Key Decisions for Investors

  • Establish a 2–3% long position in AAPL using a defined‑risk options structure: buy Jan 2026 10% OTM call debit spread (max loss = premium paid, target 10–20% upside by Jan 2026). Enter by Nov 26, reassess Dec 20; if H1 holiday sales data show attach‑rate improvement >+200 bps, add to 4–5% position size.
  • Add a tactical 1–2% long in WMT (expect traffic/attachment lift) via cash or 3‑month calls, holding through Dec 31. Trim if same‑store electronics sales growth misses consensus by >100 bps or gross margin compresses >50 bps QoQ.
  • Implement a pair trade: long AAPL (1.5% weight) and short XRT (equal dollar exposure) to express Apple share gains vs small discretionary retailers.
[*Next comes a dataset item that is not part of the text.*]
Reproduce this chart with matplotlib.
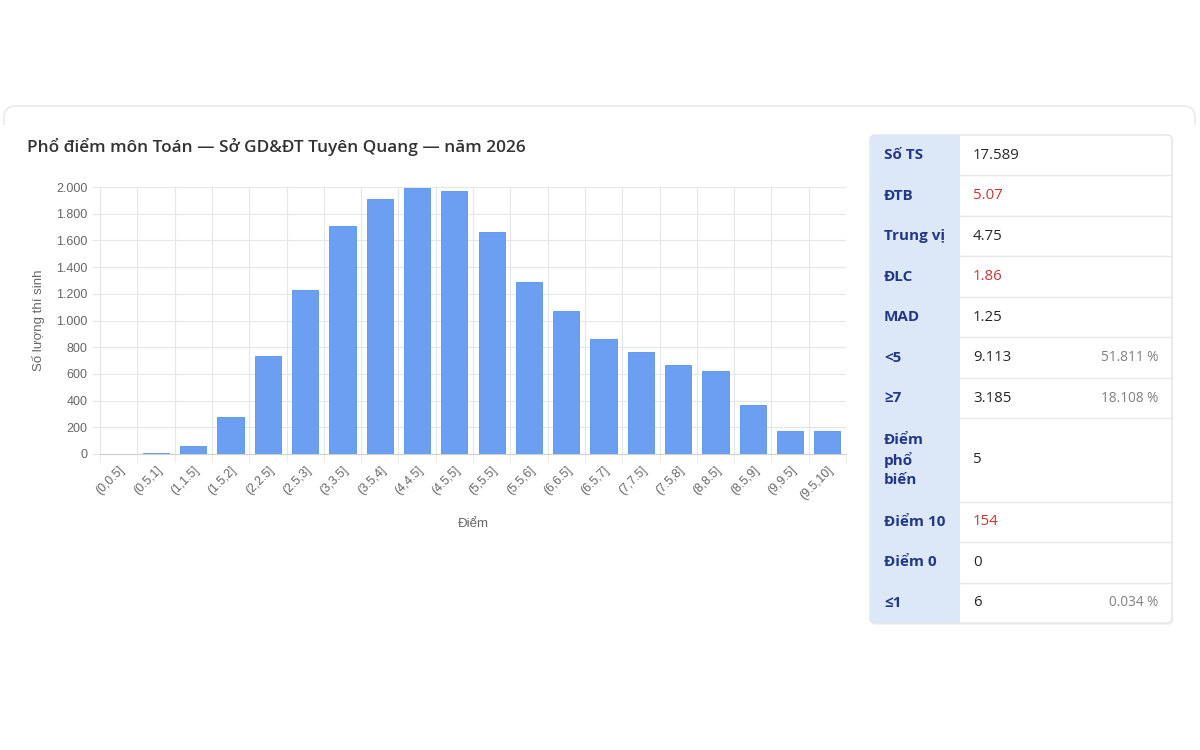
import matplotlib
matplotlib.use("Agg")
import matplotlib.pyplot as plt
from matplotlib.patches import FancyBboxPatch, Rectangle
import numpy as np

# ---------------- data ----------------
bins = ["(0,0.5]", "(0.5,1]", "(1,1.5]", "(1.5,2]", "(2,2.5]", "(2.5,3]", "(3,3.5]",
        "(3.5,4]", "(4,4.5]", "(4.5,5]", "(5,5.5]", "(5.5,6]", "(6,6.5]", "(6.5,7]",
        "(7,7.5]", "(7.5,8]", "(8,8.5]", "(8.5,9]", "(9,9.5]", "(9.5,10]"]
counts = [1, 5, 57, 277, 737, 1232, 1707, 1912, 1995, 1970, 1665, 1290, 1070,
          865, 765, 670, 620, 370, 170, 175]
yticks = [0, 200, 400, 600, 800, 1000, 1200, 1400, 1600, 1800, 2000]
ytick_labels = ["0", "200", "400", "600", "800", "1.000", "1.200", "1.400",
                "1.600", "1.800", "2.000"]

title = "Phổ điểm môn Toán — Sở GD&ĐT Tuyên Quang — năm 2026"
xlabel = "Điểm"
ylabel = "Số lượng thí sinh"

stat_labels = ["Số TS", "ĐTB", "Trung vị", "ĐLC", "MAD", "<5", "≥7",
               "Điểm\nphổ\nbiến", "Điểm 10", "Điểm 0", "≤1"]
stat_values = ["17.589", "5.07", "4.75", "1.86", "1.25", "9.113", "3.185",
               "5", "154", "0", "6"]
stat_pcts = ["", "", "", "", "", "51.811 %", "18.108 %", "", "", "", "0.034 %"]
stat_red = [False, True, False, True, False, False, False, False, True, False, False]
row_units = [1, 1, 1, 1, 1, 1, 1, 2.05, 1, 1, 1]

# ---------------- figure ----------------
W, H = 1200, 750
fig = plt.figure(figsize=(12, 7.5), dpi=100)
fig.patch.set_facecolor("white")

bg = fig.add_axes([0, 0, 1, 1], zorder=0)
bg.set_xlim(0, W)
bg.set_ylim(H, 0)
bg.axis("off")

# card (only the top edge is visible in the reference)
card = FancyBboxPatch((4, 106), W - 9, 700, boxstyle="round,pad=0,rounding_size=12",
                      facecolor="white", edgecolor="#eaeaea", linewidth=1.2)
bg.add_patch(card)
clip = Rectangle((0, 95), W, 30, transform=bg.transData, facecolor="none", edgecolor="none")
bg.add_patch(clip)
card.set_clip_path(clip)

# title
bg.text(27, 147, title, fontsize=12.4, fontfamily="Open Sans", fontweight="semibold",
        color="#333333", ha="left", va="center")

# ---------------- chart ----------------
L, R, T, B = 100, 846, 187, 454
ax = fig.add_axes([L / W, 1 - B / H, (R - L) / W, (B - T) / H], zorder=1)
ax.set_facecolor("none")
n = len(bins)
x = np.arange(n)
ax.bar(x, counts, width=0.7, color="#6a9ff2", edgecolor="#5a92ea", linewidth=0.6, zorder=3)
ax.set_xlim(-0.5, n - 0.5)
ax.set_ylim(0, 2000)

grid_c = "#e6e6e6"
ax.set_yticks(yticks)
ax.set_yticklabels(ytick_labels, fontsize=9, color="#666666", fontfamily="Liberation Sans")
ax.tick_params(axis="y", length=6, color=grid_c, pad=3)
ax.set_xticks(x)
ax.set_xticklabels(bins, rotation=45, ha="right", rotation_mode="anchor",
                   fontsize=8.8, color="#666666", fontfamily="Liberation Sans")
ax.tick_params(axis="x", length=0, pad=7)
ax.set_xticks(np.arange(n + 1) - 0.5, minor=True)
ax.tick_params(axis="x", which="minor", length=6, color=grid_c)
ax.grid(True, which="major", axis="y", color=grid_c, linewidth=0.8, zorder=0)
ax.grid(True, which="minor", axis="x", color=grid_c, linewidth=0.8, zorder=0)
for s in ["top", "right"]:
    ax.spines[s].set_visible(False)
ax.spines["left"].set_color(grid_c)
ax.spines["bottom"].set_color("#d0d0d0")
ax.set_axisbelow(True)

ax.set_xlabel(xlabel, fontsize=9.5, color="#666666", fontfamily="Liberation Sans", labelpad=12)
ax.set_ylabel(ylabel, fontsize=9.5, color="#666666", fontfamily="Liberation Sans", labelpad=8)

# ---------------- stats table ----------------
tx0, tx1, tx2 = 870, 960, 1172
ty0, ty1 = 135, 623
unit = (ty1 - ty0) / sum(row_units)

# shadow + outer box
bg.add_patch(FancyBboxPatch((tx0 + 1, ty0 + 2), tx2 - tx0, ty1 - ty0,
                            boxstyle="round,pad=0,rounding_size=5",
                            facecolor="#f2f2f2", edgecolor="none", zorder=1))
bg.add_patch(FancyBboxPatch((tx0, ty0), tx2 - tx0, ty1 - ty0,
                            boxstyle="round,pad=0,rounding_size=5",
                            facecolor="white", edgecolor="#e4e4e4", linewidth=1, zorder=2))
bg.add_patch(FancyBboxPatch((tx0, ty0), tx1 - tx0, ty1 - ty0,
                            boxstyle="round,pad=0,rounding_size=5",
                            facecolor="#dce8f8", edgecolor="none", zorder=3))
bg.add_patch(Rectangle((tx1 - 8, ty0), 8, ty1 - ty0, facecolor="#dce8f8",
                       edgecolor="none", zorder=3))

y = ty0
for i, lab in enumerate(stat_labels):
    h = row_units[i] * unit
    yc = y + h / 2
    if i > 0:
        bg.plot([tx1, tx2], [y, y], color="#e8e8e8", linewidth=1, zorder=4)
    bg.text(tx0 + 14, yc, lab, fontsize=11, fontfamily="Open Sans", fontweight="bold",
            color="#233788", ha="left", va="center", linespacing=1.4, zorder=5)
    bg.text(tx1 + 13, yc, stat_values[i], fontsize=10.8, fontfamily="Open Sans",
            color="#cc3333" if stat_red[i] else "#262626", ha="left", va="center", zorder=5)
    if stat_pcts[i]:
        bg.text(tx2 - 14, yc, stat_pcts[i], fontsize=9.8, fontfamily="Open Sans",
                color="#808080", ha="right", va="center", zorder=5)
    y += h

fig.savefig("out.png", dpi=100, facecolor="white")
Enter Nov 20–30, target performance spread +5% in 4–8 weeks; exit on Dec monthly retail sales release or if spread reverses >3% intraday.
  • Hedge event risk on AAPL position by buying 3–6% OTM puts (30–60 day) sized to cap portfolio loss to predefined threshold (e.g., total portfolio drawdown from AAPL limited to 1.5% of NAV). Remove hedge if implied volatility rises >30% vs 30‑day average or after Dec 20 if sales data are benign.